Kyrgyzstan is the country where Silk Road Freeride feels most grounded and most convincing at the same time. The mountains are large enough to make the route feel genuinely serious, but the travel still stays close to village life, local hosting, and the kind of human-scale interaction that gives the corridor its identity. This is not a destination you choose for polished resort luxury. You choose it because the terrain is real, the movement through the country matters, and the trip keeps reminding you that winter travel can still feel adventurous.
The route logic inside Kyrgyzstan is one of its biggest strengths. Karakol is the clearest all-round base: resort structure, freeride credibility, and a real town below the ski area. Jyrgalan changes the mood toward quieter village-based backcountry and catski travel. Suusamyr opens into a more powder-basecamp and high-valley format where the skiing becomes bigger, barer, and more guide-led. Arslanbob then shifts the country again toward a more cultural, village, and touring-oriented frame in the south. Those locations are not interchangeable. Together they make Kyrgyzstan one of the few countries in the current system that can support almost every winter trip style Silk Road Freeride cares about.
That is what makes Kyrgyzstan stronger than a simple “powder destination” label. It can do resort-based freeride, catski, heliski, touring, road-accessed mountain travel, and slower expedition-style itineraries. It can work for riders wanting a main base and repeated laps, but it also suits route-based travelers who want the trip to unfold through multiple places with different terrain characters. This is especially important because the country is not one single weather or infrastructure experience. The destination becomes more compelling once it is treated as a network of formats rather than as one uniform snow product.
It also has the clearest fit for riders who want character over convenience. Kyrgyzstan suits people who are comfortable trading seamless resort polish for better terrain access, stronger local texture, and a more memorable overall journey. It works for travelers who can handle long transfers, shifting infrastructure quality, and day-to-day logistics that sometimes depend on people more than systems. It is less ideal for visitors who want everything standardized, highly polished, and easy to package into a short, low-friction resort break.
Seasonality deserves clearer explanation here too. Midwinter is the broadest safe answer, but different products mature differently. Resort-based travel can feel reliable in the core winter months, while higher freeride and touring goals may depend more on local weather windows and guide judgment. Because much of the destination value lies outside purely marked resort terrain, snowpack, access, avalanche context, and mountain decision-making matter more than broad “best month” marketing language. That is why local support is not optional background detail here; it is part of what makes the destination work.

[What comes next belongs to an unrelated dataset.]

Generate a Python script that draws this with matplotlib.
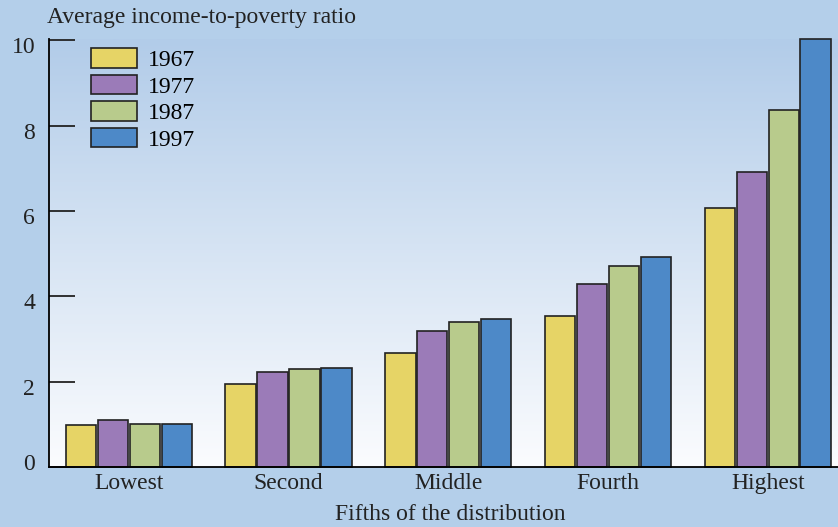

In the wider Silk Road Freeride route, Kyrgyzstan is the country that most fully justifies the project’s existence. It connects the adventure, the freeride terrain, the cultural depth, and the route logic into one place. If Georgia is the most balanced destination and China is the most frontier-scaled, Kyrgyzstan is the one that most clearly proves that a freeride corridor through Central Asia can be real, coherent, and worth returning to.